As the country’s civil engineers prepare for their profession’s annual pilgrimage to the Transportation Research Board conference, people of every discipline who are using protected bike lanes and other tools to make biking mainstream should take an a moment to consider the immense success and unmatched potential of a group that too many modern bike advocates cast as villains: engineers.
For Linda Bailey, executive director of the National Association of City Transportation Officials, there’s no better monument to this potential than the country’s mind-bogglingly successful Interstate highway system.
“They made these facilities where people — amateurs! — drive 80 miles an hour within inches of each other,” Bailey said. “And very rarely does anything go bad.”
When the concept of a freeway was handed to the engineering profession almost 100 years ago, it must have seemed like a completely crazy assignment. And though our Interstates are still improving, they were so good at the job they were given — moving vast quantities of private vehicles as fast as possible — that they came to define the entire traffic engineering profession.

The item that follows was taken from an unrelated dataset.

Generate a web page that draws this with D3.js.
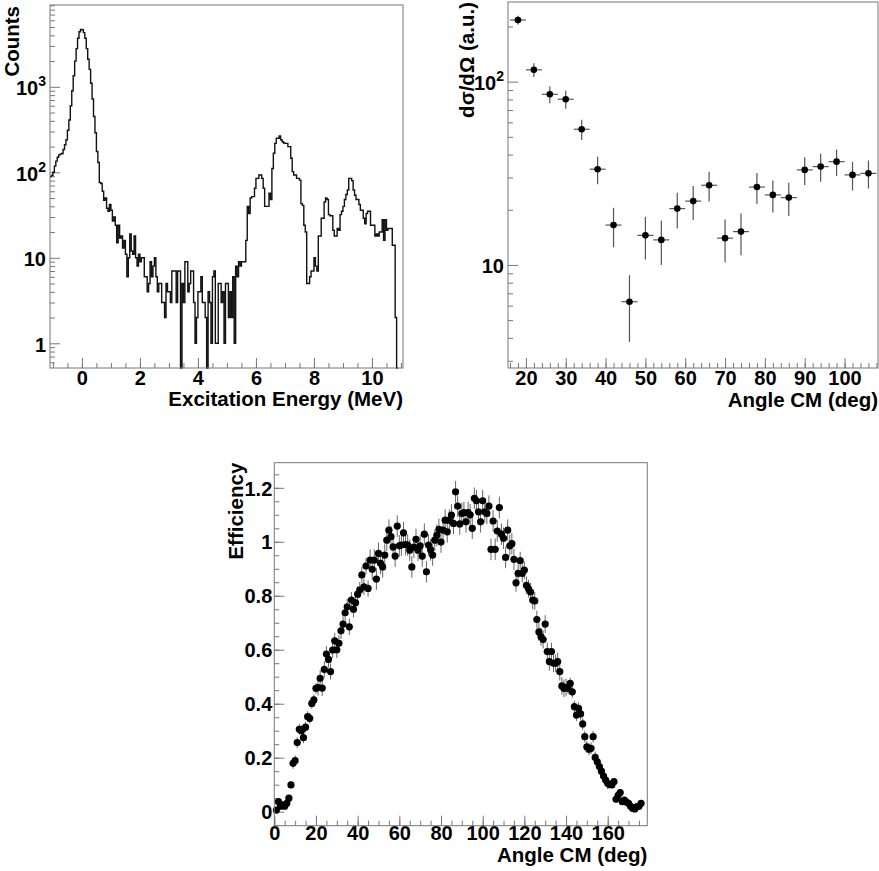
<!DOCTYPE html>
<html>
<head>
<meta charset="utf-8">
<script src="https://cdn.jsdelivr.net/npm/d3@7"></script>
<style>
  body { margin: 0; background: #fff; }
  text { font-family: "Liberation Sans", Arial, Helvetica, sans-serif; font-weight: bold; fill: #000; }
  .tick text { font-size: 20px; }
  .tick line { stroke: #777; }
  .frame { fill: none; stroke: #777; stroke-width: 1; }
  .title { font-size: 20.5px; }
</style>
</head>
<body>
<svg width="879" height="871"></svg>
<script>
// ---- data: excitation energy spectrum (bin width 0.05 MeV starting at -1.1 MeV)
const E_START = -1.1;
const E_BIN = 0.05;
const counts = [
  89, 92, 100, 118, 135, 150, 160, 163, 166, 185, 210, 240, 310, 410, 600, 900, 1350, 2000, 2800, 3700,
  4400, 4700, 4650, 4300, 3700, 2800, 2100, 1600, 1100, 720, 450, 290, 175, 130, 76, 74, 60, 47, 50, 38,
  35, 42, 36, 27, 30, 24, 15, 24, 17, 18, 13, 16, 11, 6, 10, 19, 12, 11, 18, 10,
  8, 11, 9, 10, 10, 6, 6, 4, 5, 9, 6, 8, 10, 6, 4, 5, 5, 3, 3, 2,
  5, 4, 4, 3, 7, 7, 7, 3, 7, 7, 0, 5, 3, 9, 9, 4, 5, 7, 7, 3,
  1, 2, 4, 4, 6, 3, 3, 2, 0, 4, 3, 1, 6, 7, 1, 1, 5, 5, 3, 4,
  1, 5, 5, 2, 4, 2, 6, 1, 8, 6, 9, 8, 9, 9, 9, 16, 40, 33, 50, 52,
  52, 65, 85, 85, 93, 93, 85, 65, 40, 40, 40, 57, 48, 111, 167, 218, 250, 250, 266, 240,
  228, 220, 218, 218, 200, 200, 146, 102, 93, 93, 85, 85, 81, 43, 41, 24, 20, 5, 5, 6,
  7, 7, 10, 8, 7, 18, 18, 29, 29, 45, 50, 48, 32, 31, 31, 21, 18, 18, 22, 21,
  32, 35, 40, 48, 55, 62, 85, 85, 80, 62, 54, 48, 48, 42, 36, 36, 29, 25, 33, 35,
  35, 24, 24, 24, 18, 19, 18, 20, 20, 28, 16, 28, 21, 22, 22, 22, 14, 14, 2, 0
];
const energyTicks = [0, 2, 4, 6, 8, 10];
const countTicks = [1, 10, 100, 1000];

// ---- data: angular distribution
const xsAngle = [18, 22, 26, 30, 34, 38, 42, 46, 50, 54, 58, 62, 66, 70, 74, 78, 82, 86, 90, 94, 98, 102, 106];
const xsValue = [217, 116, 85.3, 80.2, 55, 33.3, 16.5, 6.3, 14.5, 13.7, 20.3, 22.3, 27.2, 14.0, 15.2, 26.6, 24.1, 23.3, 33, 34.4, 36.6, 31, 31.6];
const xsError = [12, 10, 9, 9, 7, 5.7, 4, 2.5, 3.8, 3.7, 4.5, 4.7, 5, 3.7, 3.9, 5.1, 4.8, 4.8, 5.7, 6, 6, 5.5, 5.5];
const xsAngleHalfBin = 2;
const xsAngleTicks = [20, 30, 40, 50, 60, 70, 80, 90, 100];
const xsValueTicks = [10, 100];

// ---- data: efficiency, one point per degree from 1 to 176
const effAngle = d3.range(1, 177);
const effValue = [
  0.006, 0.037, 0.02, 0.025, 0.02, 0.031, 0.05, 0.099, 0.179, 0.189,
  0.256, 0.305, 0.30, 0.274, 0.313, 0.352, 0.346, 0.401, 0.414, 0.457,
  0.46, 0.494, 0.458, 0.527, 0.584, 0.564, 0.519, 0.599, 0.633, 0.60,
  0.624, 0.670, 0.695, 0.737, 0.759, 0.685, 0.784, 0.75, 0.774, 0.806,
  0.821, 0.877, 0.833, 0.91, 0.827, 0.932, 0.898, 0.932, 0.862, 0.957,
  0.92, 0.907, 0.951, 1.006, 1.043, 1.019, 0.981, 0.947, 1.058, 0.985,
  0.988, 1.033, 0.99, 0.988, 0.969, 0.907, 0.98, 1.009, 0.969, 0.985,
  0.947, 1.028, 0.889, 0.988, 0.97, 0.951, 1.006, 1.024, 1.046, 0.999,
  1.043, 1.08, 1.037, 1.08, 1.099, 1.068, 1.185, 1.132, 1.066, 1.105,
  1.108, 1.074, 1.108, 1.10, 1.05, 1.161, 1.152, 1.111, 1.074, 1.152,
  1.111, 1.105, 1.132, 0.972, 1.077, 0.972, 1.04, 1.127, 1.028, 1.013,
  0.942, 1.043, 0.985, 0.993, 0.935, 0.848, 0.883, 0.930, 0.883, 0.895,
  0.839, 0.826, 0.814, 0.784, 0.781, 0.712, 0.666, 0.648, 0.638, 0.695,
  0.593, 0.556, 0.593, 0.55, 0.55, 0.556, 0.519, 0.466, 0.457, 0.46,
  0.457, 0.475, 0.444, 0.389, 0.358, 0.383, 0.362, 0.325, 0.278, 0.24,
  0.231, 0.235, 0.278, 0.201, 0.185, 0.167, 0.15, 0.132, 0.117, 0.105,
  0.10, 0.099, 0.111, 0.046, 0.06, 0.071, 0.037, 0.043, 0.035, 0.031,
  0.02, 0.012, 0.01, 0.019, 0.02, 0.031
];
const effError = [
  0.012, 0.012, 0.012, 0.012, 0.012, 0.012, 0.012, 0.012, 0.02, 0.02,
  0.02, 0.02, 0.02, 0.02, 0.02, 0.02, 0.02, 0.02, 0.02, 0.02,
  0.03, 0.03, 0.03, 0.03, 0.03, 0.03, 0.03, 0.03, 0.03, 0.03,
  0.03, 0.03, 0.03, 0.03, 0.03, 0.03, 0.03, 0.03, 0.03, 0.03,
  0.03, 0.03, 0.03, 0.03, 0.03, 0.04, 0.04, 0.04, 0.04, 0.04,
  0.04, 0.04, 0.04, 0.04, 0.04, 0.04, 0.04, 0.04, 0.04, 0.04,
  0.04, 0.04, 0.04, 0.04, 0.04, 0.04, 0.04, 0.04, 0.04, 0.04,
  0.04, 0.04, 0.04, 0.04, 0.04, 0.04, 0.04, 0.04, 0.04, 0.04,
  0.04, 0.04, 0.04, 0.04, 0.04, 0.04, 0.04, 0.04, 0.04, 0.04,
  0.04, 0.04, 0.04, 0.04, 0.04, 0.04, 0.04, 0.04, 0.04, 0.04,
  0.04, 0.04, 0.04, 0.04, 0.04, 0.04, 0.04, 0.04, 0.04, 0.04,
  0.04, 0.04, 0.04, 0.04, 0.04, 0.033, 0.033, 0.033, 0.033, 0.033,
  0.033, 0.033, 0.033, 0.033, 0.033, 0.033, 0.033, 0.033, 0.033, 0.033,
  0.033, 0.033, 0.033, 0.033, 0.033, 0.033, 0.033, 0.033, 0.033, 0.033,
  0.022, 0.022, 0.022, 0.022, 0.022, 0.022, 0.022, 0.022, 0.022, 0.022,
  0.022, 0.022, 0.022, 0.022, 0.022, 0.022, 0.022, 0.022, 0.022, 0.022,
  0.012, 0.012, 0.012, 0.012, 0.012, 0.012, 0.012, 0.012, 0.012, 0.012,
  0.012, 0.012, 0.012, 0.012, 0.012, 0.012
];
const effAngleTicks = [0, 20, 40, 60, 80, 100, 120, 140, 160];
const effValueTicks = [0, 0.2, 0.4, 0.6, 0.8, 1, 1.2];

const svg = d3.select("svg");
const MAJOR = 10, MINOR = 5;

// minor ticks for a log axis: 2..9 of every decade inside the domain
function logMinors(scale) {
  const [lo, hi] = scale.domain();
  const out = [];
  for (let d = Math.pow(10, Math.floor(Math.log10(lo))); d <= hi; d *= 10) {
    for (let m = 2; m <= 9; m++) {
      const v = d * m;
      if (v >= lo && v <= hi) out.push(v);
    }
  }
  return out;
}

function linMinors(scale, step) {
  const [lo, hi] = scale.domain();
  return d3.range(Math.ceil(lo / step) * step, hi + 1e-9, step);
}

function axis(g, fn, scale, values, size, pad, fmt, transform) {
  const a = g.append("g")
    .attr("transform", transform || null)
    .call(fn(scale).tickValues(values).tickSize(size).tickPadding(pad).tickFormat(fmt || (() => "")));
  a.select(".domain").remove();
  return a;
}

// "10", "10^2", "10^3" style labels
function powerLabels(a) {
  a.selectAll(".tick text").each(function (d) {
    const e = Math.round(Math.log10(d));
    const t = d3.select(this).attr("dy", "0.4em");
    if (e >= 2) {
      t.text("10");
      t.append("tspan").attr("dy", -9).attr("font-size", 14).text(e);
    } else {
      t.text(d);
    }
  });
}

// ---------------- Panel 1: excitation energy ----------------
{
  const left = 50, top = 5, w = 353, h = 363;
  const g = svg.append("g").attr("transform", `translate(${left}, ${top})`);
  const x = d3.scaleLinear().domain([-1.1, 11.07]).range([0, w]);
  const y = d3.scaleLog().domain([0.514, 9060]).range([h, 0]);

  axis(g, d3.axisBottom, x, linMinors(x, 0.5), -MINOR, 0, null, `translate(0, ${h})`);
  axis(g, d3.axisBottom, x, energyTicks, -MAJOR, 3, d => d, `translate(0, ${h})`);
  axis(g, d3.axisLeft, y, logMinors(y), -MINOR, 0);
  powerLabels(axis(g, d3.axisLeft, y, countTicks, -MAJOR, 4, d => d));

  const lo = y.domain()[0];
  const pts = counts.map((c, i) => [E_START + i * E_BIN, Math.max(c, lo)]);
  pts.push([E_START + counts.length * E_BIN, Math.max(counts[counts.length - 1], lo)]);
  pts.push([E_START + counts.length * E_BIN, lo]);
  const line = d3.line().x(d => x(d[0])).y(d => y(d[1])).curve(d3.curveStepAfter);
  g.append("path").attr("d", line(pts))
    .attr("fill", "none").attr("stroke", "#111").attr("stroke-width", 1.4);

  g.append("rect").attr("class", "frame").attr("width", w).attr("height", h);

  svg.append("text").attr("class", "title")
    .attr("x", left + w).attr("y", 406).attr("text-anchor", "end")
    .text("Excitation Energy (MeV)");
  svg.append("text").attr("class", "title")
    .attr("transform", `translate(19, ${top + 1}) rotate(-90)`)
    .attr("text-anchor", "end").text("Counts");
}

// ---------------- Panel 2: differential cross section ----------------
{
  const left = 508, top = 2, w = 370, h = 366;
  const g = svg.append("g").attr("transform", `translate(${left}, ${top})`);
  const x = d3.scaleLinear().domain([15.5, 108.4]).range([0, w]);
  const y = d3.scaleLog().domain([2.74, 272]).range([h, 0]);

  axis(g, d3.axisBottom, x, linMinors(x, 2), -MINOR, 0, null, `translate(0, ${h})`);
  axis(g, d3.axisBottom, x, xsAngleTicks, -MAJOR, 3, d => d, `translate(0, ${h})`);
  axis(g, d3.axisLeft, y, logMinors(y), -MINOR, 0);
  powerLabels(axis(g, d3.axisLeft, y, xsValueTicks, -MAJOR, 4, d => d));

  const data = xsAngle.map((a, i) => ({ a, v: xsValue[i], e: xsError[i] }));
  const bars = g.append("g").attr("stroke", "#555").attr("stroke-width", 1.2);
  bars.selectAll(".v").data(data).enter().append("line")
    .attr("x1", d => x(d.a)).attr("x2", d => x(d.a))
    .attr("y1", d => y(d.v - d.e)).attr("y2", d => y(d.v + d.e));
  bars.selectAll(".h").data(data).enter().append("line")
    .attr("x1", d => x(d.a - xsAngleHalfBin)).attr("x2", d => x(d.a + xsAngleHalfBin))
    .attr("y1", d => y(d.v)).attr("y2", d => y(d.v));
  g.selectAll("circle").data(data).enter().append("circle")
    .attr("cx", d => x(d.a)).attr("cy", d => y(d.v)).attr("r", 3.3).attr("fill", "#000");

  g.append("rect").attr("class", "frame").attr("width", w).attr("height", h);

  svg.append("text").attr("class", "title")
    .attr("x", left + w).attr("y", 407).attr("text-anchor", "end")
    .text("Angle CM (deg)");
  svg.append("text").attr("class", "title")
    .attr("transform", `translate(474, ${top}) rotate(-90)`)
    .attr("text-anchor", "end").text("dσ/dΩ (a.u.)");
}

// ---------------- Panel 3: efficiency ----------------
{
  const left = 274.3, top = 462.7, w = 373, h = 363;
  const g = svg.append("g").attr("transform", `translate(${left}, ${top})`);
  const x = d3.scaleLinear().domain([0, 179]).range([0, w]);
  const y = d3.scaleLinear().domain([-0.052, 1.293]).range([h, 0]);

  axis(g, d3.axisBottom, x, linMinors(x, 5), -MINOR, 0, null, `translate(0, ${h})`);
  axis(g, d3.axisBottom, x, effAngleTicks, -MAJOR, 0, d => d, `translate(0, ${h})`);
  axis(g, d3.axisLeft, y, linMinors(y, 0.05), -MINOR, 0);
  axis(g, d3.axisLeft, y, effValueTicks, -MAJOR, 2, d => d3.format("~g")(d))
    .selectAll(".tick text").attr("dy", "0.36em");

  const data = effAngle.map((a, i) => ({ a, v: effValue[i], e: effError[i] }));
  g.append("g").attr("stroke", "#666").attr("stroke-width", 1)
    .selectAll("line").data(data).enter().append("line")
    .attr("x1", d => x(d.a)).attr("x2", d => x(d.a))
    .attr("y1", d => y(d.v - d.e)).attr("y2", d => y(d.v + d.e));
  g.append("g").selectAll("circle").data(data).enter().append("circle")
    .attr("cx", d => x(d.a)).attr("cy", d => y(d.v)).attr("r", 3.6).attr("fill", "#000");

  g.append("rect").attr("class", "frame").attr("width", w).attr("height", h);

  svg.append("text").attr("class", "title")
    .attr("x", left + w).attr("y", 862).attr("text-anchor", "end")
    .text("Angle CM (deg)");
  svg.append("text").attr("class", "title")
    .attr("transform", `translate(243, ${top}) rotate(-90)`)
    .attr("text-anchor", "end").text("Efficiency");
}
</script>
</body>
</html>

“We spent the last 60 years really honing that,” Bailey said. “We did a great job. And we have not spent a lot of time on city streets. … We need to bring all the powers of study, research, design, engineering knowhow to city streets.”
That’s exactly what’s happening, progressive engineers say.
In 21 years as an engineer in Texas and Georgia, Rodney Givens has built plenty of bike lanes. Though “built” might be putting it generously.
“It was just an extra four feet of asphalt, and then stripe it and you’re done,” Givens said. “Really no thought process behind that.”
Then, last summer, Givens joined a study tour to the Netherlands to learn about the protected bike lane network that Atlanta is planning to build. It was a revelation, he said: in all these years, it had never occurred to him that he almost never saw a person actually biking in the lanes he’d been taught to include.
“They have bike lanes off to the side, on a 45 mph road, but you never see bikes on it,” he said. “Why? because it doesn’t feel safe.”
Givens is now Atlanta’s point person on a $250 million bond issue that would include tens of millions for protected bike lanes and other infrastructure Givens never learned about in school.
“It’s got to get better,” Givens said. “It can only go one direction.”
For Rock Miller, a California-based consulting engineer for Stantec who served as president of the Institute of Transportation Engineers in 2012, there’s never been a more exciting time to have his job.
When Miller graduated from the University of California at Davis in 1976, he recalled on Friday, he would have liked to start his career building bike lanes like the ones he’d enjoyed in Davis. But cities, he learned, only wanted to hire him to build things for cars. So he spent 30 years doing exactly that, just as his professors had before him.
Then everything changed.
“Five to ten years ago, all of a sudden people started asking me to start engineering things for bikes,” Miller said. Today protected bike lanes are a key part of his work.
Miller said he’s living an engineer’s dream: working in a community of peers to solve unsolved problems in street design.
“We’re designing things starting from zero. We exchange the best ideas that we can with each other,” Miller said. “There’s all kinds of things happening. … I think we all feel that we’re laying the foundation for a lot of good things.”